Имперский федерализм, сотрудничество с местной элитой, толерантность и сохранение территориальной целостности обеспечили, как указывает И.Н. Новикова, «верноподданность финляндцев по отношению к российскому самодержавию»[62] вплоть до 1890-х гг. Иная эволюция отношений сложилась между Царством Польским и имперским центром, но в обоих случаях этот процесс подчинялся не только формально-правовым установлениям или административным мерам, но и логике двустороннего взаимодействия: оба края не были пассивными объектами политики, развитие диалога или конфликта определялось опытом межнациональных и межсословных отношений, историей и идеологией польского и финского национальных движений и, разумеется, изменениями собственно «русского» и «российского» взгляда на Польшу, Финляндию и их жителей.

Важную роль в эволюции отношения имперского центра к подданным «западных окраин» играли, как подчеркивают исследователи, традиции и принципы самодержавного правления, которые «ни при каких исторических обстоятельствах… не могли бы привести к возникновению чего-либо, напоминающего „договорные права" – соглашение, заключенное между сувереном и народом»[63]. Поэтому самое большее, на что могли рассчитывать поляки и финны, – получение привилегий «на классовой, профессиональной или территориальной основе»[64].

Сравнение колонизационных процессов в России и в других державах привело некоторых ученых к выводу о том, что они строились принципиально различным образом[65]. Это повлияло и на особенности формирования национальной политики в Российской империи. Многие исследователи разделяют убежденность в том, что в своей окончательной и строгой форме она выработана не была[66]: существовало многообразие правовых, государственных, управленческих форм, сложность и разнопорядковость связей народов и территориальных образований[67], российское законодательство почти не знало ограничений по национальной принадлежности, они действовали по конфессиональному признаку, а «официальных документов, провозглашавших принципы национальной политики в целом», составлено не было[68]. Однако «в этой кажущейся бессистемности и разновариантности окраинного управления и был залог успешности имперской политики, обеспечивающей долговечность существования огромного и многонационального» государства[69].
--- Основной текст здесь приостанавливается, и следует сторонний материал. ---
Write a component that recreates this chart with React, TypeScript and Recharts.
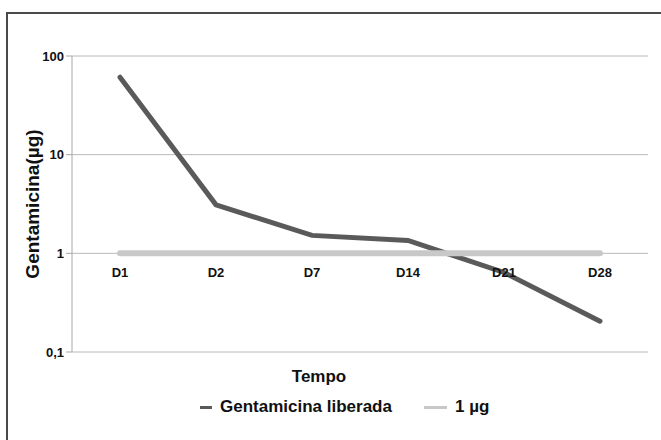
import React from "react"
import { CartesianGrid, LabelList, Legend, Line, LineChart, XAxis, YAxis } from "recharts"

const days = ["D1", "D2", "D7", "D14", "D21", "D28"]
const released = [61, 3.1, 1.52, 1.35, 0.64, 0.205]
const reference = [1, 1, 1, 1, 1, 1]
const yTicks = [0.1, 1, 10, 100]

const chartData = days.map((day, i) => ({
  day,
  released: released[i],
  reference: reference[i],
}))

const sans = "'Liberation Sans', Arial, sans-serif"

function LegendContent() {
  const items = [
    { label: "Gentamicina liberada", color: "#5a5a5a", dash: 12 },
    { label: "1 µg", color: "#c8c8c8", dash: 23 },
  ]
  return (
    <div style={{ display: "flex", alignItems: "center", fontFamily: sans, fontWeight: 700, fontSize: 17, color: "#111" }}>
      {items.map((it) => (
        <div key={it.label} style={{ display: "flex", alignItems: "center", marginRight: 32 }}>
          <span style={{ display: "inline-block", width: it.dash, height: 3, background: it.color, marginRight: 8 }} />
          <span>{it.label}</span>
        </div>
      ))}
    </div>
  )
}

export default function App() {
  return (
    <div style={{ position: "fixed", left: 0, top: 0, width: 661, height: 440, overflow: "hidden", background: "#fff" }}>
      <div style={{ position: "absolute", left: 0, top: 0 }}>
        <LineChart width={661} height={440} data={chartData} margin={{ top: 56, right: 13, left: 0, bottom: 0 }}>
          <CartesianGrid vertical={false} stroke="#b8b8b8" />
          <XAxis
            dataKey="day"
            tick={false}
            tickLine={false}
            axisLine={false}
            height={88}
            padding={{ left: 48, right: 48 }}
            label={{
              content: ({ viewBox }: any) => (
                <text
                  x={viewBox.x + viewBox.width / 2 - 41}
                  y={viewBox.y + 30}
                  textAnchor="middle"
                  fontFamily={sans}
                  fontWeight={700}
                  fontSize={17}
                  fill="#111"
                >
                  Tempo
                </text>
              ),
            }}
          />
          <YAxis
            scale="log"
            domain={[0.1, 100]}
            ticks={yTicks}
            allowDataOverflow
            width={72}
            stroke="#a8a8a8"
            tickSize={6}
            tick={{ fill: "#111", fontFamily: sans, fontWeight: 700, fontSize: 13 }}
            tickFormatter={(v: number) => String(v).replace(".", ",")}
            label={{
              content: ({ viewBox }: any) => (
                <text
                  x={32}
                  y={viewBox.y + viewBox.height / 2}
                  transform={`rotate(-90 32 ${viewBox.y + viewBox.height / 2})`}
                  textAnchor="middle"
                  dominantBaseline="central"
                  fontFamily={sans}
                  fontWeight={700}
                  fontSize={19}
                  fill="#111"
                >
                  Gentamicina(µg)
                </text>
              ),
            }}
          />
          <Line
            dataKey="released"
            name="Gentamicina liberada"
            stroke="#5a5a5a"
            strokeWidth={5}
            strokeLinecap="round"
            dot={false}
            activeDot={false}
            isAnimationActive={false}
          />
          <Line
            dataKey="reference"
            name="1 µg"
            stroke="#c8c8c8"
            strokeWidth={6}
            strokeLinecap="round"
            dot={false}
            activeDot={false}
            isAnimationActive={false}
          >
            <LabelList
              dataKey="day"
              position="bottom"
              offset={14}
              style={{ fill: "#111", fontFamily: sans, fontWeight: 700, fontSize: 13 }}
            />
          </Line>
          <Legend
            layout="vertical"
            align="center"
            verticalAlign="middle"
            content={<LegendContent />}
            wrapperStyle={{ top: 397, left: 200, width: 400 }}
          />
        </LineChart>
      </div>
      <div
        style={{
          position: "absolute",
          left: 6,
          top: 12,
          width: 700,
          height: 470,
          boxSizing: "border-box",
          border: "2px solid #4a4a4a",
          pointerEvents: "none",
        }}
      />
    </div>
  )
}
Финны и поляки начиная с XVIII столетия представляли в России не только западные окраины: многие общественные деятели той эпохи и современные исследователи утверждают, что их следует признавать носителями европейской культуры. Присоединение западных территорий, и Финляндии и Польши в частности, означало инкорпорирование народов и областей, которые в социально-политической организации, в некоторых сферах экономики и культуры воспринимались как обладавшие иными традициями и историческим опытом, чем метрополия, что позволило воспринимать их в некоторой степени как образец или источник размышлений в ходе разработки проектов реформ в России[70]. Но что важнее – эти народы обладали собственными традициями государственного существования или самоуправления. Именно это, как утверждал B.C. Дякин, «сделало для власти особенно острой проблему выработки государственной идеологии» (особенно в сфере национальной политики), а также «определенных способов скрепления всех составных частей государства в единое целое»[71]. Национальную политику связывают не с официальной позицией властей или с продуманной системой мер в отношении окраин, а с идеологией и другие исследователи. Они полагают, что начиная с 1860-х гг. можно говорить об оформлении идеи «единой и неделимой России», в соответствии с которой должно было происходить «сближение или слияние инородцев с русскими», причем его формы варьировались в зависимости от того, к восточным или западным народам данная концепция применялась: на восточных окраинах она виделась как слияние местных культур с русской, на западе – как «объединение разнородных элементов». Сама концепция «слияния» восходила к еще просвещенческой доктрине поглощения более развитыми народами «отсталых», но с середины столетия ее понимают в значении русификации[72].